Online platforms such as Citizen Lab offer cities a vehicle to engage with citizens on a variety of civic topics, asking them to make suggestions and vote for the ideas they think have the most potential. This type of platform is already operating in Medellin in Columbia, where citizens have put forward 14,463 ideas to resolve a variety of issues including how to increase mobility and improve engagement between citizens and the government.
However it is not just about sharing ideas. Co-collaboration is also about encouraging people to be creative, making and designing things that will have a positive impact on community living. Events such as the Aarhus Mini Maker Faire bring people of all ages and backgrounds together, to showcase their products, come up with designs for buildings and spaces and identify opportunities to create solutions and business models using technology and design. In the UK, Hands on Bristol brings together architecture students at UWE and citizens to collaboratively design and build solutions that will enhance spaces across the city for the end user.

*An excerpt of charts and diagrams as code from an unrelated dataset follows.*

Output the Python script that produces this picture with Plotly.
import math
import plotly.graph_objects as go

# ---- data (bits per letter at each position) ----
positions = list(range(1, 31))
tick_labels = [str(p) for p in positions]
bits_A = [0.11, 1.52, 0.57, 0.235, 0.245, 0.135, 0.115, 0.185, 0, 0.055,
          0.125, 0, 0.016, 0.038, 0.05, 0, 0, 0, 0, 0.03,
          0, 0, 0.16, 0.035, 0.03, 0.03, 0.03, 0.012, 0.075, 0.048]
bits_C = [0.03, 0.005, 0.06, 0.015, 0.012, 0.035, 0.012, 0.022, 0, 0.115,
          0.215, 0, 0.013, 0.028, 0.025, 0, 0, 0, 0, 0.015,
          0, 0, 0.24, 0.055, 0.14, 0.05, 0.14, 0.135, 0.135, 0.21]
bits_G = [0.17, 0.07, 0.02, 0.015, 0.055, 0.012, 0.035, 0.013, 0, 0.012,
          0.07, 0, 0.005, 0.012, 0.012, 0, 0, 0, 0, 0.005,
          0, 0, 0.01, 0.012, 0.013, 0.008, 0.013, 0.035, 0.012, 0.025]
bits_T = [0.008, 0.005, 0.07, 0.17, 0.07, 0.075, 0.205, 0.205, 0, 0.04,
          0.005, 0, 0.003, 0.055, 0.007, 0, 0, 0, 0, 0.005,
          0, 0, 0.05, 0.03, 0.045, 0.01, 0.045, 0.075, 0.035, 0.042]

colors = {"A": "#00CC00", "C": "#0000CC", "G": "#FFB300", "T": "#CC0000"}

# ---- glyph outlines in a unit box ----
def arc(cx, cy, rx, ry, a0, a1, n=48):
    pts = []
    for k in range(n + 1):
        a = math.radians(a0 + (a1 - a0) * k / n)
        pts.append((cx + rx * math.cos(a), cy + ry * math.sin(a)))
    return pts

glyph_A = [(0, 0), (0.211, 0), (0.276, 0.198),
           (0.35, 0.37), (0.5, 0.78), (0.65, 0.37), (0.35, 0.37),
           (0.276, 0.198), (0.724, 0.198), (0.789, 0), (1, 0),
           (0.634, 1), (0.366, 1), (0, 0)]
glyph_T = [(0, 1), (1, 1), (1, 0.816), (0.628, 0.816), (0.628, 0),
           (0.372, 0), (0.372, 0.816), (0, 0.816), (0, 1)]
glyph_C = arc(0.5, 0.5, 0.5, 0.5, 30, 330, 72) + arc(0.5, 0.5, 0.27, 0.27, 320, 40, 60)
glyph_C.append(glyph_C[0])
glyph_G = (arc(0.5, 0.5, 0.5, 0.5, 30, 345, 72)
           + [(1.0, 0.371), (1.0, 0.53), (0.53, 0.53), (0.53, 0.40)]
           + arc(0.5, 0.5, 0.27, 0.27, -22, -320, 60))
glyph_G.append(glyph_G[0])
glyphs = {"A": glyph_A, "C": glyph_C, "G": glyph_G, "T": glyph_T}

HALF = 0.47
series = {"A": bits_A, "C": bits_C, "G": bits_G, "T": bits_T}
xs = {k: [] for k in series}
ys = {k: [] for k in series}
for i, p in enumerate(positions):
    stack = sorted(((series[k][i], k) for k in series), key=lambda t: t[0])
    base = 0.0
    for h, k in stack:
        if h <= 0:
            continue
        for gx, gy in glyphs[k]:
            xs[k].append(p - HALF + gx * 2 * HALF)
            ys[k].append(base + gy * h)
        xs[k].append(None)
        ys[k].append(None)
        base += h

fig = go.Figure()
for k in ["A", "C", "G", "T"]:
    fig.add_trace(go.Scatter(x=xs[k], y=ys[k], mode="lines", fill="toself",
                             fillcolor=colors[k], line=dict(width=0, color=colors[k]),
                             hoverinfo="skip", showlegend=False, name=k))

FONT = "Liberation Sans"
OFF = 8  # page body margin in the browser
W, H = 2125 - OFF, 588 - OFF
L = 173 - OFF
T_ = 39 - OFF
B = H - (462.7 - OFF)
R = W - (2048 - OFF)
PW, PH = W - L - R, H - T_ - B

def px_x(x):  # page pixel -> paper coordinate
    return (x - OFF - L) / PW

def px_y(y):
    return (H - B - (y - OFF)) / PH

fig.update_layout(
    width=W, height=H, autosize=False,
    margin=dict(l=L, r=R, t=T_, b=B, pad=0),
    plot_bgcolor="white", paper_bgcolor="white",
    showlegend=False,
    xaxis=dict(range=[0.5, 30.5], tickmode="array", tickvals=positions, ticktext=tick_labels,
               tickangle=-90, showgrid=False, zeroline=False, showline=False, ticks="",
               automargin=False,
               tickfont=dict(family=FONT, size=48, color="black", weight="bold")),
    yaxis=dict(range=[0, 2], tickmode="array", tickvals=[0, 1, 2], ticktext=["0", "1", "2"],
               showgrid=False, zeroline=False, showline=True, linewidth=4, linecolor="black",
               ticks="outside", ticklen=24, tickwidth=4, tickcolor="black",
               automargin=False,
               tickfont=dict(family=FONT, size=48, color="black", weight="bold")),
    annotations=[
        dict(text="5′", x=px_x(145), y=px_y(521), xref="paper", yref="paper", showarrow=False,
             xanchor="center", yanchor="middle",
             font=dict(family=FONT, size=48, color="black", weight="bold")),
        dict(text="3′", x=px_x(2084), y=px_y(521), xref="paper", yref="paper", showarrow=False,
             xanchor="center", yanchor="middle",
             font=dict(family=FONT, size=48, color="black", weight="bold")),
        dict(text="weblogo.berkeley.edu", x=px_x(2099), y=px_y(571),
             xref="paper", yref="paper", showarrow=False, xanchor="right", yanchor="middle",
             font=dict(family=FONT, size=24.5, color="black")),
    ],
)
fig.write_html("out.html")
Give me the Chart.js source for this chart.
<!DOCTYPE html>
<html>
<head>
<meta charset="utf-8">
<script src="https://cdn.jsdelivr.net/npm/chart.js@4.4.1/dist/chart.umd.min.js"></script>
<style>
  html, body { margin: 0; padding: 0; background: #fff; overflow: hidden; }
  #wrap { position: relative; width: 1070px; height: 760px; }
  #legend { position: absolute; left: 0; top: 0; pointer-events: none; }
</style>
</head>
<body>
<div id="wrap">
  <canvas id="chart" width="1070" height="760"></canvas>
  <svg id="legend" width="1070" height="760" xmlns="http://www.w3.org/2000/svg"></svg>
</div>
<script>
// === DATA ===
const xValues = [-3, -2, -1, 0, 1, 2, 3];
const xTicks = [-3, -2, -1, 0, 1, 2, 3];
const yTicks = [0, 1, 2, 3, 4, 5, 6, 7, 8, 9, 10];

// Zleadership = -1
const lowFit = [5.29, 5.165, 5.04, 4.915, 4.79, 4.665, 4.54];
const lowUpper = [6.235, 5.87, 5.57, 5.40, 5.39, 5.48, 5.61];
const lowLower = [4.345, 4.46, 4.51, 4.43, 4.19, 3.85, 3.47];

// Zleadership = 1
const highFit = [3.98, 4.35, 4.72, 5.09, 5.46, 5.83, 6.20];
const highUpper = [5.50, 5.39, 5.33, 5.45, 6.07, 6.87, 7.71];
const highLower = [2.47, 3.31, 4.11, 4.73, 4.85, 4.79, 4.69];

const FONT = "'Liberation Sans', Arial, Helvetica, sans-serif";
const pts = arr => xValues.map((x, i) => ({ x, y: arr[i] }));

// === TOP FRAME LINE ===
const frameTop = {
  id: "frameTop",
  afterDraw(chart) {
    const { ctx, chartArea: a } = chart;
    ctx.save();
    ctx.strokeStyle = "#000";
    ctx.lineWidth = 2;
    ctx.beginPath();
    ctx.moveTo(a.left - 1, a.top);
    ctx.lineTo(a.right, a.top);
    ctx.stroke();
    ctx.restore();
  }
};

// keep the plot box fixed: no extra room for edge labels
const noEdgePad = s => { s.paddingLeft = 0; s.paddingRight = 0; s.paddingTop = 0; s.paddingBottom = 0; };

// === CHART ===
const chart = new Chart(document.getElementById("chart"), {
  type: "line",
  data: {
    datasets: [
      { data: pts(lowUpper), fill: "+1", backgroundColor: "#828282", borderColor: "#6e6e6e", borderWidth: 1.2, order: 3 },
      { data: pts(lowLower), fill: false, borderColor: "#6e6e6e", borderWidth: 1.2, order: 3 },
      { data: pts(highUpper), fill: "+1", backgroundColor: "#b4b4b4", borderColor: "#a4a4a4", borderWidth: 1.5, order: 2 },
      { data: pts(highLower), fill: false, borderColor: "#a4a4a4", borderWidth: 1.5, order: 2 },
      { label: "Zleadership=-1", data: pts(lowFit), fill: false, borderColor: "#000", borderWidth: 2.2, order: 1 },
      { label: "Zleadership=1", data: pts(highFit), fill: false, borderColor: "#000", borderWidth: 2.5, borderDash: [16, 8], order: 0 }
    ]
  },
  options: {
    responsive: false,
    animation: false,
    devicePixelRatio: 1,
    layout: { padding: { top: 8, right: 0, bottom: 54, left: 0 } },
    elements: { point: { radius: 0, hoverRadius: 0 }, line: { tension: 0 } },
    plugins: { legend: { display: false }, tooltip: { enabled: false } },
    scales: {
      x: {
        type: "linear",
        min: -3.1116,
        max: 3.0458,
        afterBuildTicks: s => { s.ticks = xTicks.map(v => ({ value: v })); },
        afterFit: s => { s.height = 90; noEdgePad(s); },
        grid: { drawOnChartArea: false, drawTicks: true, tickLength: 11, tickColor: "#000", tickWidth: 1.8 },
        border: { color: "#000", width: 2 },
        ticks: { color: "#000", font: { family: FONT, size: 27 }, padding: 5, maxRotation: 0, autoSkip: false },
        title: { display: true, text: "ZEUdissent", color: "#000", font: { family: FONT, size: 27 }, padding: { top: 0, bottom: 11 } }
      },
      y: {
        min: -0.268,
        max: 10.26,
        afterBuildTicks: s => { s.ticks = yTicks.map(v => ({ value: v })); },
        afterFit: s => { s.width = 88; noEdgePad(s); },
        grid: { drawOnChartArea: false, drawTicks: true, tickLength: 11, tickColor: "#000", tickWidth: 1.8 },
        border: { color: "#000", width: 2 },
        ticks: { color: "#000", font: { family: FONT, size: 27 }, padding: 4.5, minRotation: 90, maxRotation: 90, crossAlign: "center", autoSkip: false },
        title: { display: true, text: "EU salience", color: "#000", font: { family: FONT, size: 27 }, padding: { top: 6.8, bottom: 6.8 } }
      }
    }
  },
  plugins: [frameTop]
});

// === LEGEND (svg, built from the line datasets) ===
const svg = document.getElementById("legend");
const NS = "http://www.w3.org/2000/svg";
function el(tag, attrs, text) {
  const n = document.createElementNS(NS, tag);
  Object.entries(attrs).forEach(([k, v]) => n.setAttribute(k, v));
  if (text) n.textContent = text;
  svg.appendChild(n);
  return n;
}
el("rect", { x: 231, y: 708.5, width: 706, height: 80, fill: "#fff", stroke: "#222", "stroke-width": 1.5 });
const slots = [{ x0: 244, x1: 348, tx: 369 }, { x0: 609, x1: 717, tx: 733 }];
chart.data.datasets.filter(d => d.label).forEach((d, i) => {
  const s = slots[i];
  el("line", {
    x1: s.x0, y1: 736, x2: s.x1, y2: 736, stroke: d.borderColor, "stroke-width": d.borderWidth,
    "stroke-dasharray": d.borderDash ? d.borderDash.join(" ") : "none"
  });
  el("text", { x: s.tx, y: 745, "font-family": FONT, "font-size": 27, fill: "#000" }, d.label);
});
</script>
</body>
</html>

Despite a growing number of exemplar projects, the biggest problem with co-collaboration remains a lack of awareness. If citizens don’t know it exists or how to access it, they won’t participate. Therefore, cities need to look at ways to engage people and help them to see the benefits this type of approach can bring. A failure to address this will mean that co-collaboration will only reflect the views of a minority, which could sway policy and innovation in favor of very vocal or well-connected citizen groups and disenfranchise others. This is why I believe it is crucial to support this type of activity with a clear communications strategy, while also offering multiple touch points for people to engage both on and offline, ensuring that all citizens get their chance to be heard.